Your car is dying, and your renter is driving it - not good. How does he do this? Hot-wire it? If he has keys for it, how come? Get them back. Every province has rental rules, do you know what yours are? Find out if your rent is reasonable - if it is low for your area and the apartment, raise it to what is reasonable. If he is unhappy, too bad, he can leave. If the increase was reasonable for your area, you should be able to get another renter. If the rent is already appropriate, then your renter should stop feeling sorry for himself and your husband should stop feeling sorry for him. And no more car use.
Is your husband on the same page as you are? Or does he see you being a doormat financially with your family members, so he is a doormat for the renter? Remember, if you two work together and support each other, you will both be stronger. An old Roman symbol was the fasces (Mussolini borrowed the concept, hence the word fascist). The fasces was a bundle of sticks tied together - each one could be easily broken by itself, but together they were unbreakable. You and your husband need to be that bundle of sticks, strong!
I have a Canadian family of 7 and 2 dogs living in a 3 bedroom house with just our beds (no fancy bed sets, just box and spring. There is a $70 bunk bed I bought off Kijiji that the kids share. ), a dresser, a love seat, and a dining table.. Our car is breaking down (so far we've spent $1200 a year on it JUST FOR REPAIRS) so we want a new car, don't know what kind to get for the size of our family. We have a meretricious tenant living downstairs that we want to get rid of (like now, because I want to beat him with a mace then drive over him a couple billion times with my already inefficient minivan. That horrible, horrible grump is really stressing me out). Finally, I want to quit my second job so that I can spend time with my family... maybe retire? On average, I spend about an average of 10 hours a week with my kids... how depressing is that? Bad mother. I know, but what else can I do. There's no money. I am sick of debt. I am sick of restrictions.
Wait! There's more!! I can't say no to Granny. It's been ingrained in me that it's a no-no. Add the guilt trips and constant rants you'll get a tyrant that spends A LOT of money that I don't have. Mostly on food, but the problem is she "buys a fancy pen before she learn's how to write" I hope that makes sense. Is that even how you say it? The Mr. is going to laugh at my sad attempts again. OK... so... the finances...

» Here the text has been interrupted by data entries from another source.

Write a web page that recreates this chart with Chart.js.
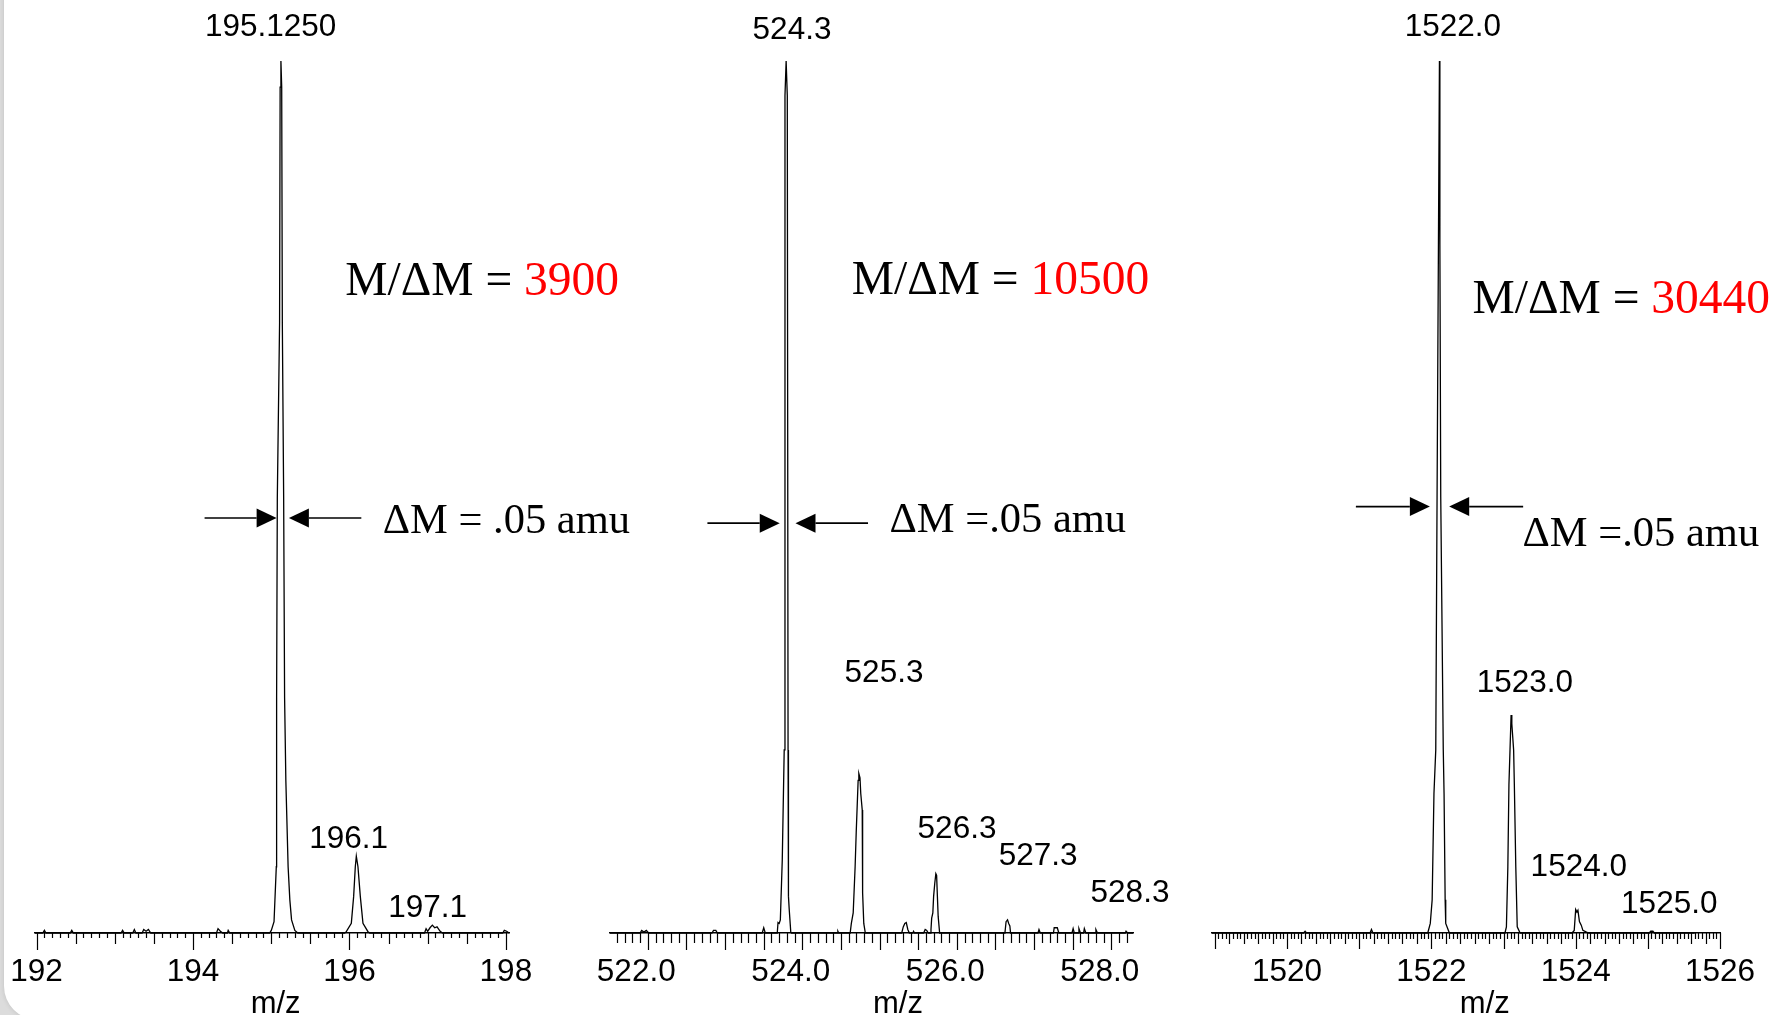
<!DOCTYPE html>
<html lang="en">
<head>
<meta charset="UTF-8">
<title>Mass resolution</title>
<script src="https://cdn.jsdelivr.net/npm/chart.js"></script>
<style>
  * { margin: 0; padding: 0; box-sizing: border-box; }
  html, body { width: 1772px; height: 1015px; overflow: hidden; background: #dcdcdc; }
  .slide { position: absolute; left: 4px; top: -60px; width: 1840px; height: 1080px; background: #fff; border-radius: 34px; box-shadow: 0 0 5px rgba(0,0,0,0.12); }
  canvas { position: absolute; top: 0; }
</style>
</head>
<body>
<div class="slide"></div>
<canvas id="c1" width="640" height="1015" style="left:0px"></canvas>
<canvas id="c2" width="620" height="1015" style="left:560px"></canvas>
<canvas id="c3" width="602" height="1015" style="left:1170px"></canvas>

<script>
// spectrum 1 (m/z, relative intensity %)
const mz1 = [191.98, 192.08, 192.10, 192.12, 192.43, 192.45, 192.47, 193.08, 193.10, 193.12,
  193.23, 193.25, 193.27, 193.35, 193.37, 193.40, 193.43, 193.46, 194.30, 194.32, 194.35, 194.38,
  194.44, 194.45, 194.47, 194.98, 195.001, 195.036, 195.065, 195.069, 195.078, 195.107, 195.114,
  195.124, 195.134, 195.142, 195.159, 195.171, 195.187, 195.216, 195.238, 195.260, 195.302, 195.34,
  195.94, 195.960, 196.024, 196.054, 196.075, 196.088, 196.109, 196.139, 196.173, 196.237, 196.26,
  196.96, 196.98, 197.00, 197.03, 197.06, 197.09, 197.12, 197.16, 197.19, 197.96, 197.98, 198.01, 198.04];
const int1 = [0, 0, 0.3, 0, 0, 0.3, 0, 0, 0.3, 0,
  0, 0.4, 0, 0, 0.4, 0.2, 0.4, 0, 0, 0.5, 0.2, 0,
  0, 0.3, 0, 0, 0.3, 1.3, 7.6, 27, 50, 70, 97,
  100, 97, 70, 50, 27, 17.5, 7.6, 3.8, 1.5, 0.3, 0,
  0, 0.15, 1.1, 4.2, 7.6, 8.8, 7.6, 4.2, 1.1, 0.15, 0,
  0, 0.5, 0.2, 0.6, 0.9, 0.6, 0.7, 0.2, 0, 0, 0.3, 0.2, 0];
const axisTicks1 = [192, 194, 196, 198];
const peakLabels1 = ['195.1250', '196.1', '197.1'];

// spectrum 2
const mz2 = [521.66, 522.05, 522.07, 522.10, 522.13, 522.16, 522.98, 523.00, 523.03, 523.05,
  523.63, 523.65, 523.67, 523.80, 523.825, 523.835, 523.85, 523.865, 523.89, 523.915, 523.925,
  523.94, 523.955, 523.965, 523.97, 523.98, 524.00, 524.01, 524.60, 524.61, 524.62,
  524.769, 524.784, 524.808, 524.833, 524.847, 524.872, 524.881, 524.896, 524.906, 524.925,
  524.930, 524.945, 524.965, 525.436, 525.456, 525.476, 525.495, 525.515, 525.535, 525.58,
  525.59, 525.60, 525.72, 525.74, 525.76, 525.78, 525.805, 525.815, 525.824, 525.839, 525.849,
  525.864, 525.878, 525.888, 525.898, 525.908, 525.927, 526.772, 526.787, 526.806, 526.821,
  526.836, 526.845, 527.20, 527.213, 527.23, 527.40, 527.41, 527.45, 527.47, 527.64, 527.655,
  527.67, 527.72, 527.73, 527.75, 527.79, 527.80, 527.82, 527.94, 527.95, 527.97, 528.33,
  528.34, 528.36, 528.43];
const int2 = [0, 0, 0.3, 0.1, 0.3, 0, 0, 0.3, 0.3, 0,
  0, 0.6, 0, 0, 0, 1.2, 1.1, 1.5, 8.4, 21, 96,
  100, 96, 21, 4.2, 2.7, 0.1, 0, 0, 0.2, 0,
  0, 1.1, 2.3, 7.6, 11.5, 17.5, 18.3, 17.8, 16, 14.1,
  4.6, 1.1, 0, 0, 0.7, 1.1, 1.2, 0.4, 0, 0,
  0.2, 0, 0, 0.4, 0.3, 0, 0, 0.4, 1.7, 2.3, 4.2,
  5.7, 6.8, 6.6, 4.2, 1.9, 0, 0, 1.3, 1.5, 1.1,
  0.8, 0, 0, 0.4, 0, 0, 0.6, 0.6, 0, 0, 0.5,
  0, 0, 0.5, 0, 0, 0.5, 0, 0, 0.4, 0, 0,
  0.2, 0, 0];
const axisTicks2 = [522, 524, 526, 528];
const peakLabels2 = ['524.3', '525.3', '526.3', '527.3', '528.3'];

// spectrum 3
const mz3 = [1518.96, 1520.23, 1520.25, 1520.27, 1521.15, 1521.17, 1521.19, 1521.95, 1521.985,
  1522.011, 1522.036, 1522.061, 1522.079, 1522.098, 1522.112, 1522.118, 1522.13, 1522.165,
  1522.176, 1522.191, 1522.199, 1522.25, 1523.02, 1523.04, 1523.06, 1523.075, 1523.09, 1523.105,
  1523.115, 1523.14, 1523.15, 1523.17, 1523.19, 1523.23, 1523.95, 1523.98, 1524.00, 1524.017,
  1524.031, 1524.052, 1524.077, 1524.10, 1524.15, 1524.18, 1525.02, 1525.04, 1525.07, 1525.09, 1525.65];
const int3 = [0, 0, 0.2, 0, 0, 0.4, 0, 0, 1.1,
  3.8, 16, 21, 50, 79, 100, 79, 50, 21,
  16, 3.8, 1.1, 0, 0, 0.7, 7.6, 17, 21, 25,
  24, 21, 17, 7.6, 0.7, 0, 0, 0.3, 2.7, 2.4,
  2.6, 1.3, 0.9, 0.3, 0.1, 0, 0, 0.2, 0.2, 0, 0];
const axisTicks3 = [1520, 1522, 1524, 1526];
const peakLabels3 = ['1522.0', '1523.0', '1524.0', '1525.0'];

const resolution = ['3900', '10500', '30440'];

const sans = '"Liberation Sans", Arial, sans-serif';
const serif = '"Liberation Serif", "Times New Roman", serif';

// placement of each panel and its notes (x in m/z, y in % of the tallest peak)
const panels = [
  {
    id: 'c1', pad: [35, 131], min: 191.98, max: 198.04,
    mz: mz1, intensity: int1, ticks: axisTicks1, fmt: v => String(v),
    minor: { origin: 192, step: 0.1, marks: [[2, 17], [0.5, 11], [0.1, 5]] },
    peaks: [[194.992, 102.9], [195.990, 9.75], [197.0, 1.83]], peakText: peakLabels1,
    title: [195.056, -9.2],
    ratio: [195.948, 73.2, resolution[0]],
    dm: [196.425, 45.9, 'ΔM = .05 amu'],
    arrows: [47.6, 194.148, 195.069, 196.152, 195.226]
  },
  {
    id: 'c2', pad: [50, 47], min: 521.66, max: 528.43,
    mz: mz2, intensity: int2, ticks: axisTicks2, fmt: v => v.toFixed(1),
    minor: { origin: 521.65, step: 0.1, marks: [[0.5, 17], [0.1, 10]] },
    peaks: [[524.016, 102.5], [525.207, 28.8], [526.152, 10.9], [527.201, 7.8], [528.391, 3.55]],
    peakText: peakLabels2,
    title: [525.388, -9.2],
    ratio: [524.789, 73.3, resolution[1]],
    dm: [525.277, 46.0, 'ΔM =.05 amu'],
    arrows: [47.0, 522.921, 523.857, 525.0, 524.061]
  },
  {
    id: 'c3', pad: [42, 52], min: 1518.96, max: 1526.0,
    mz: mz3, intensity: int3, ticks: axisTicks3, fmt: v => String(v),
    minor: { origin: 1519, step: 0.05, marks: [[1, 16], [0.2, 11], [0.05, 6]] },
    peaks: [[1522.298, 102.9], [1523.295, 27.6], [1524.043, 6.5], [1525.297, 2.3]],
    peakText: peakLabels3,
    title: [1522.741, -9.2],
    ratio: [1522.571, 71.1, resolution[2]],
    dm: [1523.263, 44.4, 'ΔM =.05 amu'],
    arrows: [48.9, 1520.954, 1521.979, 1523.272, 1522.247]
  }
];

function arrow(ctx, fromPx, tipPx, yPx) {
  const dir = tipPx > fromPx ? 1 : -1;
  const headBase = tipPx - dir * 20;
  ctx.beginPath();
  ctx.moveTo(fromPx, yPx);
  ctx.lineTo(headBase, yPx);
  ctx.stroke();
  ctx.beginPath();
  ctx.moveTo(tipPx, yPx);
  ctx.lineTo(headBase, yPx - 9.5);
  ctx.lineTo(headBase, yPx + 9.5);
  ctx.closePath();
  ctx.fill();
}

function overlay(p) {
  return {
    id: 'overlay',
    afterDraw(chart) {
      const { ctx, scales: { x, y } } = chart;
      const base = y.getPixelForValue(0);
      ctx.save();

      // small tick marks under the axis
      const t = p.minor;
      const k0 = Math.ceil((x.min - t.origin) / t.step - 1e-6);
      const k1 = Math.floor((x.max - t.origin) / t.step + 1e-6);
      ctx.strokeStyle = '#000';
      ctx.lineWidth = 1.2;
      ctx.beginPath();
      for (let k = k0; k <= k1; k++) {
        const d = k * t.step;
        const mark = t.marks.find(([m]) => Math.abs(d / m - Math.round(d / m)) < 1e-6);
        const px = Math.round(x.getPixelForValue(t.origin + d)) + 0.5;
        ctx.moveTo(px, base);
        ctx.lineTo(px, base + mark[1]);
      }
      ctx.stroke();

      // peak labels and axis title
      ctx.fillStyle = '#000';
      ctx.font = '31.5px ' + sans;
      ctx.textAlign = 'center';
      ctx.textBaseline = 'alphabetic';
      p.peaks.forEach(([vx, vy], i) => {
        ctx.fillText(p.peakText[i], x.getPixelForValue(vx), y.getPixelForValue(vy));
      });
      ctx.font = '31px ' + sans;
      ctx.fillText('m/z', x.getPixelForValue(p.title[0]), y.getPixelForValue(p.title[1]));

      // resolving power
      ctx.textAlign = 'left';
      ctx.font = '47.5px ' + serif;
      const rx = x.getPixelForValue(p.ratio[0]);
      const ry = y.getPixelForValue(p.ratio[1]);
      const head = 'M/ΔM = ';
      ctx.fillText(head, rx, ry);
      ctx.fillStyle = '#ff0000';
      ctx.fillText(p.ratio[2], rx + ctx.measureText(head).width, ry);

      // peak width
      ctx.fillStyle = '#000';
      ctx.font = '42.5px ' + serif;
      ctx.fillText(p.dm[2], x.getPixelForValue(p.dm[0]), y.getPixelForValue(p.dm[1]));

      const [ay, l1, l2, r1, r2] = p.arrows;
      const yPx = y.getPixelForValue(ay);
      ctx.lineWidth = 1.6;
      arrow(ctx, x.getPixelForValue(l1), x.getPixelForValue(l2), yPx);
      arrow(ctx, x.getPixelForValue(r1), x.getPixelForValue(r2), yPx);
      ctx.restore();
    }
  };
}

panels.forEach(p => {
  new Chart(document.getElementById(p.id), {
    type: 'line',
    data: {
      datasets: [{
        data: p.mz.map((v, i) => ({ x: v, y: p.intensity[i] })),
        borderColor: '#000',
        borderWidth: 1.3,
        pointRadius: 0,
        tension: 0,
        fill: false,
        clip: false
      }]
    },
    options: {
      responsive: false,
      animation: false,
      events: [],
      layout: { padding: { left: p.pad[0], right: p.pad[1], top: 61, bottom: 0 } },
      plugins: { legend: { display: false }, tooltip: { enabled: false } },
      scales: {
        x: {
          type: 'linear',
          min: p.min,
          max: p.max,
          afterBuildTicks: s => { s.ticks = p.ticks.map(v => ({ value: v })); },
          afterFit: s => { s.height = 82; s.paddingLeft = 0; s.paddingRight = 0; },
          grid: { display: false, drawTicks: false },
          border: { display: true, color: '#000', width: 1.5 },
          ticks: {
            autoSkip: false, maxRotation: 0, minRotation: 0, padding: 20,
            color: '#000', font: { family: sans, size: 31.5 },
            callback: v => p.fmt(v)
          }
        },
        y: { display: false, min: 0, max: 100 }
      }
    },
    plugins: [overlay(p)]
  });
});
</script>
</body>
</html>
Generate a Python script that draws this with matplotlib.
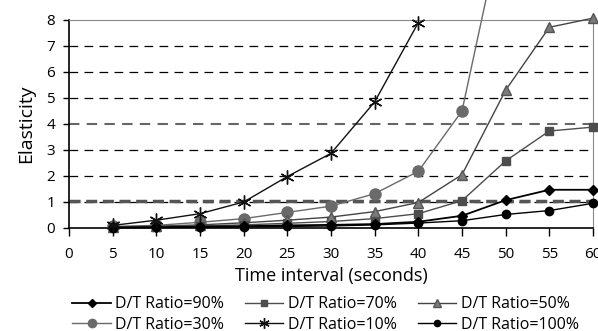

Mom's already got all that coming in. She is paying for life insurance on herself, my bro (against his will) and my niece (no idea why), some to niece's RESP and anything else she may want to buy.
I don't feel that taking care of my niece is a burden. I never felt that way. Her mother helps where she can and I have not asked for her help. I feel that her allowance should remain hers. It's not mine.
Apparently he feels that we're taking advantage of him and he can find rent better else where (although, I told him there's nothing keeping him here) so he's taking advantage of us. Unfortunately, despite my attempts, my husband doesn't feel it's right to just leave him in the cold. Considering his ungrateful nature, I don't have sympathy.